**Task prompt:**
Below are the records. Retype, exactly, the lines from the first through the line with "const chart = echarts.init(document.getElementById('chart'))", and leave out the pictures.

## Start

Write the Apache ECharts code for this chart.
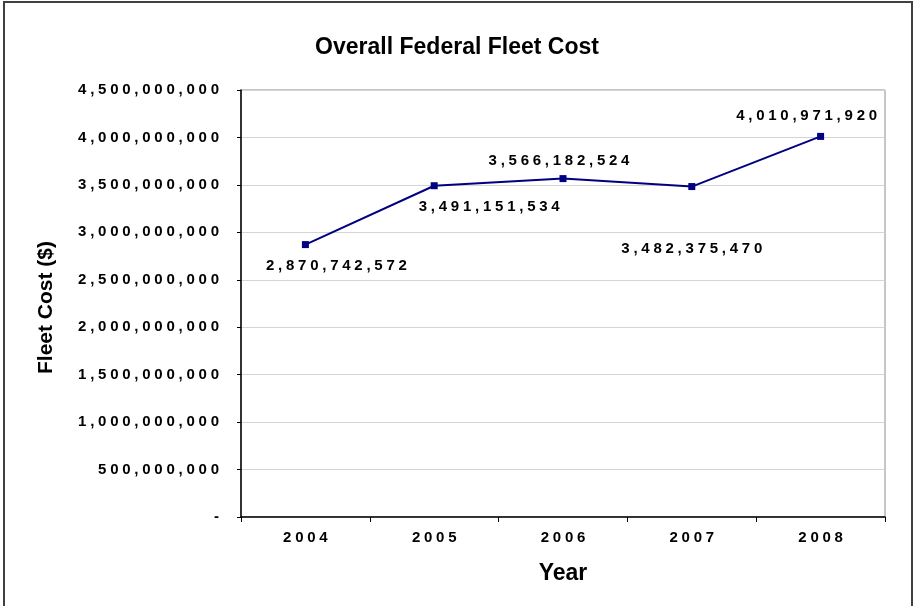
<!DOCTYPE html>
<html>
<head>
<meta charset="utf-8">
<script src="https://cdn.jsdelivr.net/npm/echarts@6/dist/echarts.min.js"></script>
<style>
  html, body { margin: 0; padding: 0; background: #fff; }
  #chart { width: 914px; height: 606px; }
</style>
</head>
<body>
<div id="chart"></div>
<script>
// chart data
const years = ['2004', '2005', '2006', '2007', '2008']
const fleetCost = [2870742572, 3491151534, 3566182524, 3482375470, 4010971920]
// where each value label sits, how far from the point, and its sideways shift
const labelPos = ['bottom', 'bottom', 'top', 'bottom', 'top']
const labelGap = [10, 10, 7, 51, 10]
const labelShift = [31, 55, -4, 0, -14]

// 文字加宽 (the original has wide letter spacing)
const GAP = '\u2005'
function spaced(s) {
  return String(s).split('').join(GAP)
}
function fmt(v) {
  if (v === 0) return '-'
  return spaced(v.toLocaleString('en-US'))
}

const font = '"Liberation Sans", Arial, sans-serif'
const chart = echarts.init(document.getElementById('chart'))

const option = {
  animation: false,
  backgroundColor: '#fff',
  title: {
    text: 'Overall Federal Fleet Cost',
    left: 'center',
    top: 31,
    textStyle: { fontFamily: font, fontSize: 23, fontWeight: 'bold', color: '#000' }
  },
  graphic: [
    {
      type: 'rect',
      shape: { x: 4, y: 2, width: 908, height: 610 },
      style: { fill: 'none', stroke: '#404040', lineWidth: 2 },
      silent: true
    }
  ],
  grid: {
    left: 241,
    right: 29,
    top: 90,
    bottom: 89,
    show: true,
    borderColor: '#8c8c8c',
    borderWidth: 1
  },
  xAxis: {
    type: 'category',
    data: years,
    boundaryGap: true,
    name: 'Year',
    nameLocation: 'middle',
    nameGap: 45,
    nameTextStyle: { fontFamily: font, fontSize: 23, fontWeight: 'bold', color: '#000' },
    axisLine: { lineStyle: { color: '#000', width: 1.5 } },
    axisTick: { show: true, length: 5, lineStyle: { color: '#000' } },
    axisLabel: {
      margin: 13,
      fontFamily: font,
      fontSize: 15,
      fontWeight: 'bold',
      color: '#000',
      formatter: v => spaced(v)
    },
    splitLine: { show: false }
  },
  yAxis: {
    type: 'value',
    min: 0,
    max: 4500000000,
    interval: 500000000,
    name: 'Fleet Cost ($)',
    nameLocation: 'middle',
    nameGap: 184,
    nameRotate: 90,
    nameTextStyle: {
      fontFamily: font,
      fontSize: 21,
      fontWeight: 'bold',
      color: '#000',
      padding: [0, 8, 0, 0]
    },
    axisLine: { show: true, lineStyle: { color: '#000', width: 1.5 } },
    axisTick: { show: true, length: 4, lineStyle: { color: '#000' } },
    axisLabel: {
      margin: 22,
      fontFamily: font,
      fontSize: 15,
      fontWeight: 'bold',
      color: '#000',
      formatter: fmt
    },
    splitLine: { show: true, lineStyle: { color: '#d4d4d4', width: 1 } }
  },
  series: [
    {
      type: 'line',
      data: fleetCost.map((v, i) => ({
        value: v,
        label: { position: labelPos[i], distance: labelGap[i], offset: [labelShift[i], 0] }
      })),
      symbol: 'rect',
      symbolSize: 7,
      lineStyle: { color: '#000080', width: 2 },
      itemStyle: { color: '#000080' },
      label: {
        show: true,
        fontFamily: font,
        fontSize: 15,
        fontWeight: 'bold',
        color: '#000',
        formatter: p => fmt(p.value)
      }
    }
  ]
}

chart.setOption(option)
</script>
</body>
</html>
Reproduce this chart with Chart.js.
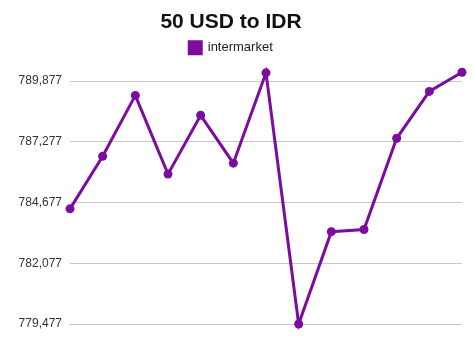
<!DOCTYPE html>
<html>
<head>
<meta charset="utf-8">
<title>50 USD to IDR</title>
<script src="https://cdn.jsdelivr.net/npm/chart.js@4"></script>
<style>
  html, body { margin: 0; padding: 0; background: #fff; }
  #wrap { width: 474px; height: 355px; }
</style>
</head>
<body>
<div id="wrap"><canvas id="chart" width="474" height="355"></canvas></div>
<script>
// values
const labels = ["1", "2", "3", "4", "5", "6", "7", "8", "9", "10", "11", "12", "13"];
const intermarket = [784409, 786663, 789267, 785896, 788415, 786365, 790235, 779477, 783432, 783526, 787430, 789438, 790261];
const yTicks = [779477, 782077, 784677, 787277, 789877];

const purple = "#7d0c9e";
const font = "'Liberation Sans', Arial, Helvetica, sans-serif";

// add some room under the legend
const legendGap = {
  id: "legendGap",
  beforeInit(chart) {
    const fit = chart.legend.fit;
    chart.legend.fit = function () {
      fit.bind(chart.legend)();
      this.height += 8;
    };
  },
};

const ctx = document.getElementById("chart").getContext("2d");
new Chart(ctx, {
  type: "line",
  data: {
    labels: labels,
    datasets: [
      {
        label: "intermarket",
        data: intermarket,
        borderColor: purple,
        backgroundColor: purple,
        borderWidth: 3,
        pointRadius: 4.5,
        pointBackgroundColor: purple,
        pointBorderWidth: 0,
        tension: 0,
        clip: false,
      },
    ],
  },
  options: {
    responsive: false,
    animation: false,
    layout: { padding: { left: 0, right: 12, top: 0, bottom: 23 } },
    plugins: {
      title: {
        display: true,
        text: "50 USD to IDR",
        color: "#111",
        font: { family: font, size: 21, weight: "bold" },
        padding: { top: 10, bottom: 2 },
      },
      legend: {
        labels: {
          boxWidth: 12,
          boxHeight: 12,
          padding: 4,
          color: "#222",
          font: { family: font, size: 13 },
        },
      },
      tooltip: { enabled: false },
    },
    scales: {
      x: {
        offset: false,
        grid: { display: false },
        border: { display: false },
        ticks: { display: false },
      },
      y: {
        min: yTicks[0],
        max: Math.max(...intermarket),
        border: { display: false },
        grid: { color: "#c8c8c8", lineWidth: 1, drawTicks: false },
        ticks: {
          padding: 8,
          color: "#333",
          font: { family: font, size: 12 },
          callback: (v) => Number(v).toLocaleString("en-US"),
        },
        afterBuildTicks: (scale) => {
          scale.ticks = yTicks.map((v) => ({ value: v }));
        },
        afterFit: (scale) => {
          scale.width = 70;
        },
      },
    },
  },
  plugins: [legendGap],
});
</script>
</body>
</html>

## End

**Response to this exercise:**
Write the Apache ECharts code for this chart.
<!DOCTYPE html>
<html>
<head>
<meta charset="utf-8">
<script src="https://cdn.jsdelivr.net/npm/echarts@6/dist/echarts.min.js"></script>
<style>
  html, body { margin: 0; padding: 0; background: #fff; }
  #chart { width: 914px; height: 606px; }
</style>
</head>
<body>
<div id="chart"></div>
<script>
// chart data
const years = ['2004', '2005', '2006', '2007', '2008']
const fleetCost = [2870742572, 3491151534, 3566182524, 3482375470, 4010971920]
// where each value label sits, how far from the point, and its sideways shift
const labelPos = ['bottom', 'bottom', 'top', 'bottom', 'top']
const labelGap = [10, 10, 7, 51, 10]
const labelShift = [31, 55, -4, 0, -14]

// 文字加宽 (the original has wide letter spacing)
const GAP = '\u2005'
function spaced(s) {
  return String(s).split('').join(GAP)
}
function fmt(v) {
  if (v === 0) return '-'
  return spaced(v.toLocaleString('en-US'))
}

const font = '"Liberation Sans", Arial, sans-serif'
const chart = echarts.init(document.getElementById('chart'))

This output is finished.